Aronofsky's Allegory: mother!
The movie mother! takes place in a secluded old home where life is seldom peaceful. Jennifer Lawrence stars as the title character, a young wife in the process of rehabbing the home she shares with her man, a celebrated poet known as Him (Javier Bardem). Mother sees strange things before things get stranger. Him invites Man (Ed Harris), a terminally ill doctor who has admired Him's work, but has never before met the couple. The next day, his wife, Woman (Michelle Pfeiffer), comes looking for him. She starts to roam around the house as if she owned it, against the wishes of Mother. None of this intrusion fazes Him. In fact, he welcomes their presence, as though their private life should have no privacy. Things get worse when Man and Woman's Eldest Son (Domhnall Gleeson) and a Younger Brother (Brian Gleeson) arrive. A dispute over inheritance leads Eldest Son killing his sibling. Him opens the house to the mourners until Mother asks them to leave.
Once alone, Mother and Him argue, but the argument leads to intimacy. When she awakens, Mother tells him she's pregnant. This announcement ends Him's long-dormant creativity, and the poem he writes and gets published soon becomes a huge success. The celebration of the publication brings more throngs to the house, including Him's literary agent, Herald (Kristen Wiig). The throngs are more unruly than before as the very pregnant Mother tries to stop the visitors from totally trashing the home. When that fails, she finds a quiet room, where she grants access to Him alone.
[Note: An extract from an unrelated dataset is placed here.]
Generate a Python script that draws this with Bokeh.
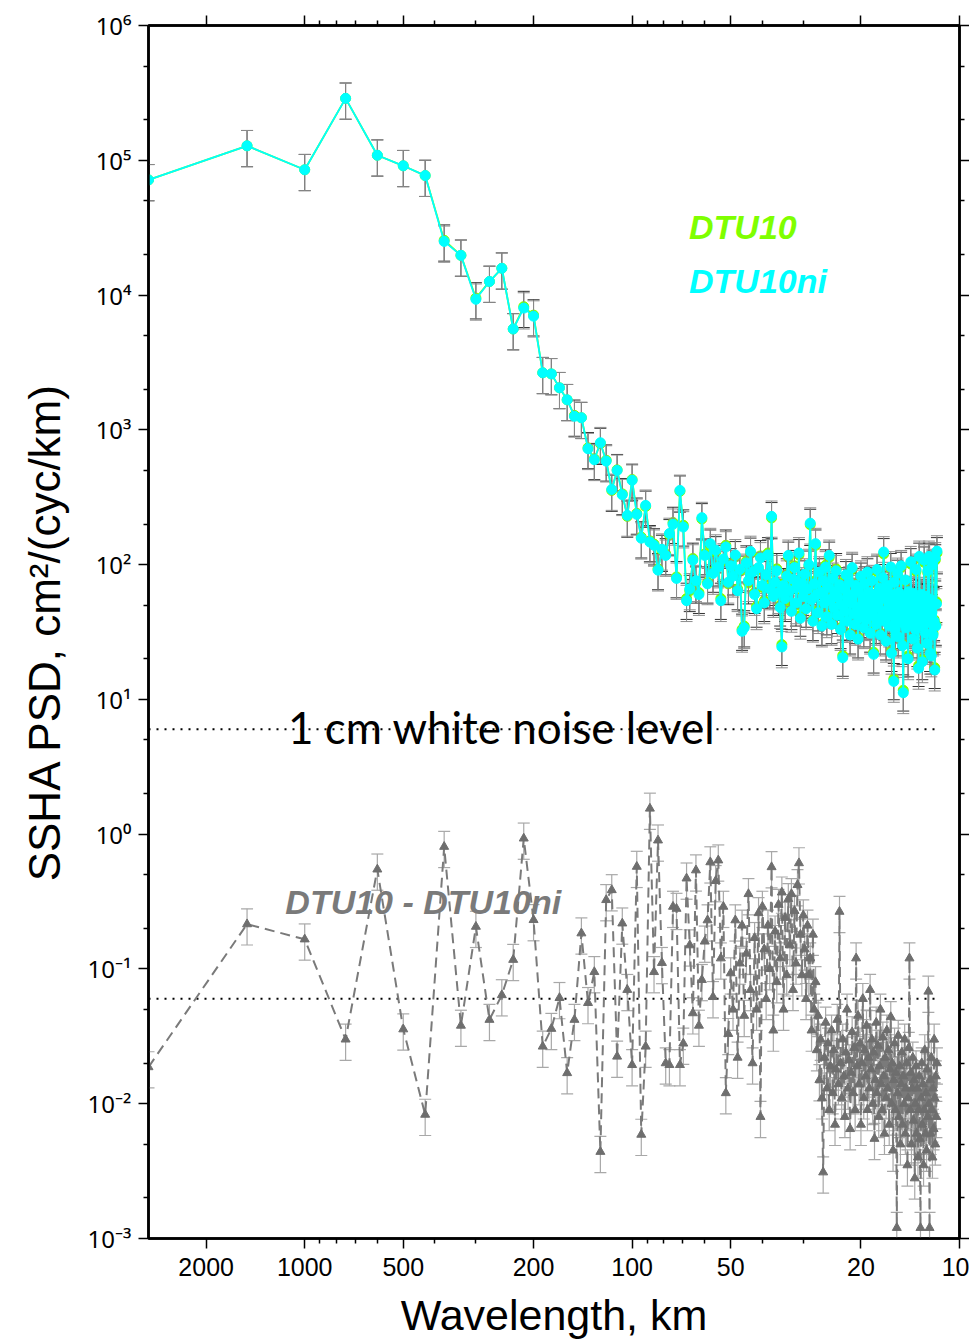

I have read that many people have noted religious allegory in mother! While I can see biblical stories such as Cain and Abel and Jesus Christ in the story on reflection, I saw something different in this film from writer-director Darren Aronofsky. I saw a story about fame and its effect on the artist and his immediate family. I saw Him as an artist who creates, and loves sharing his creation with the world. Mother understands Him's desire to create, but doesn't understand his generosity, especially when that generosity becomes excessive. That situation grows heavier on Mother, for Him seems unconcerned for her well-being. While I remained interested in where the story went, I disgusted with Him's treatment of Mother. Him, as either an artist or a Christ figure, comes across as more self-absorbed than generous. Mother! has the darkness of Aronofsky's most successful film, Black Swan, but mother! is more frenetic than Aronofsky's dark take on Swan Lake. I also found the cinematography of Matthew Libatique too distracting, as it is often darkly lit. My eyes had to adjust when the light went from very dark to totally bright at a couple of points in the film.
Lawrence is the best part of the film as the title character, who gives a sympathetic performance as Mother, who finds her best efforts in creating a stable and loving home going unappreciated. Not only does Him not seem to care, but neither do the guests who clearly realize they are not in their own home. When Mother asks people not to do things, they go right ahead and do them anyway the second Mother turns her back. The film sees her turn from loving homemaker to someone desperately trying to keep anything of significant meaning. Bardem gives an interesting performance as Him, a man more interested in sharing and adoration than any space of his own. The same goes for Wiig as a most unusual agent as Herald. Harris and Pfeiffer do their best in their limited screen time.
Mother! is clearly a film that leaves itself open to interpretation. Viewers have sometimes found a message in this picture that they embrace, but I could find little to embrace in this enigma of a creative work. Aronofsky has shown he can successfully challenge an audience with his vision, but in mother! he seems to challenge anyone watching his film to care.
On a scale of zero to four stars, I give mother! two stars. I suspect the title is just half of what some would tell the director about this release.